A recent study by the American Institutes for Research (AIR) found that in the last five years, taxpayers spent $9 billion on college dropouts, but before asking why people are paying hefty sums in state and federal financial aid for students to complete their freshman — and only — year of college, many have wondered whether United numbers accurately reflect college graduation and dropout trends.
One problem lays in the definition of a college dropout, according to Associate Commissioner for External Affairs at the Massachusetts Department of Higher Education, Katy Abel. The graduation rate for U.S. four−year colleges within six years is just 53 percent, according to data released by the U.S. Department of Education based on full−time students who entered 1,400 colleges and universities as freshmen in 2001. But students are only considered to be college graduates if they obtain a bachelor’s degree within six years of attending college.
Abel explained that often times at community colleges and state universities, students raise families or work while they go to school. Such situations often result in college degrees that take students more than six years to complete — but are college degrees nonetheless. Students might enroll for a few years, leave to work and earn money and eventually return, using the earned money to pay for the remainder of their education.
Additionally, students who transfer out of colleges and universities and into others are often considered dropouts simply because they did not earn their degrees from the institutions in which they began their college careers.
“Some students use community college as a stepping stone to other opportunities — some of them leave before graduation to transfer to other institutions,” Abel told the Daily. “This ‘stepping stone’ approach isn’t failure; sometimes they are moving on to a greater academic challenge. But for the community college, that student’s departure counts against their overall graduation rate.”
Weverton Silva, a sophomore and transfer student from Bunker Hill Community College, is currently enrolled in Tufts as an economics major with a full scholarship. After dropping out of high school when he was 15, Silva obtained a General Education Development (GED) diploma at Bunker Hill Community College before transferring to Tufts. Despite his current enrollment at Tufts, his departure from Bunker Hill means that he is still considered a dropout.
Silva believes that dropout numbers would be much more accurate if the progress of each student were independently tracked, she said.
“The only way to know if your tax money is working is to track results.”
Another heated debate prompted by the announcement of the large sum of money allocated to dropouts’ education is whether sending eventual dropouts to college for a single year is worth taxpayers’ money.

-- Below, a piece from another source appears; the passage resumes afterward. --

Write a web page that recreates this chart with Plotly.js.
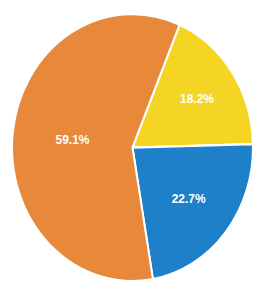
<!DOCTYPE html>
<html>
<head>
<meta charset="utf-8">
<script src="https://cdn.plot.ly/plotly-3.0.1.min.js"></script>
<style>
html,body{margin:0;padding:0;background:#fff;overflow:hidden;}
#chart{width:256px;height:283px;transform:scaleY(1.108);transform-origin:50% 147px;}
</style>
</head>
<body>
<div id="chart"></div>
<script>
var labels = ["Yellow", "Blue", "Orange"];
var values = [18.2, 22.7, 59.1];
var colors = ["#f4d524", "#1d80c8", "#e8883a"];

Plotly.newPlot("chart", [{
  type: "pie",
  labels: labels,
  values: values,
  sort: false,
  direction: "clockwise",
  rotation: 23,
  marker: {colors: colors, line: {color: "#ffffff", width: 2}},
  textinfo: "percent",
  texttemplate: "%{value:.1f}%",
  textposition: "inside",
  insidetextorientation: "horizontal",
  textfont: {family: "Liberation Sans, Arial, sans-serif", size: 12, color: "#ffffff", weight: "bold"},
  hoverinfo: "none",
  showlegend: false
}], {
  width: 256,
  height: 283,
  margin: {l: 12, r: 3, t: 27, b: 15},
  paper_bgcolor: "#ffffff",
  plot_bgcolor: "#ffffff",
  showlegend: false
}, {staticPlot: true, displayModeBar: false});
</script>
</body>
</html>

According to Mark Schneider, vice president of AIR and former commissioner of the National Center for Education Statistics, the cost resulting from college dropouts is an unnecessary strain on taxpayers, since these college dropouts are not obtaining their bachelor’s degrees. The organization’s study, Schneider writes on the AIR website, shows that during a time when universities face financial struggle, a needless amount of money is being spent on students who will not fulfill their academic goals.
Peter Levine, director of the Center for Information and Research on Civic Learning and Engagement (CIRCLE) at the Tisch College of Citizenship and Public Service, believes that even one year in college is beneficial to society, however.
“We find that obtaining some college education without completing a B.A. does boost students’ civic engagement, although not as much as completing college does,” Levine said.
Still, there are better ways to use tax money in order to improve American education and increase graduation rates, according to Levine. In its goal for American graduates to constitute the highest percentage of college graduates in the world by 2020, the Obama Administration’s hardest task will be allocating tax money carefully, according to Levine. Many students drop out of college because they cannot handle university curricula and expectations, he said, and although it is unlikely that the costs to taxpayers will decrease, funds could be used to benefit university students more directly.
“A lot of students struggle with college because they struggle with the system,” Levine said. “I think money has to be spent more wisely, targeted [at] programs that keep students in college. There have been rigorous experiments that find positive effects from things like individualized guidance counseling in college. It may not be possible to save money overall, but the money should be allocated in ways that boost graduation rates.”
After having attended Bunker Hill, Silva believes that the biggest setback to graduation rates begins in high school. Many high schools do not adequately prepare students for the rigorous academic demands of college, he said.
“At community college, students come in under−prepared from high school,” Silva said. “Some don’t know how to add fractions or write a paragraph.”
Furthermore, Massachusetts State public universities and colleges have suffered budget cuts in recent years, including the 9C cuts of 2009. Despite the lack of adequate funding, however, the enrollments at these institutions continue to rise.
It is easy to see that as funding decreases, the institutions’ qualities are affected, according to Silva.
“The quality decreases due to the lack of infrastructure and funds,” he said. “With the 9C budget cuts, community colleges suffer the most.”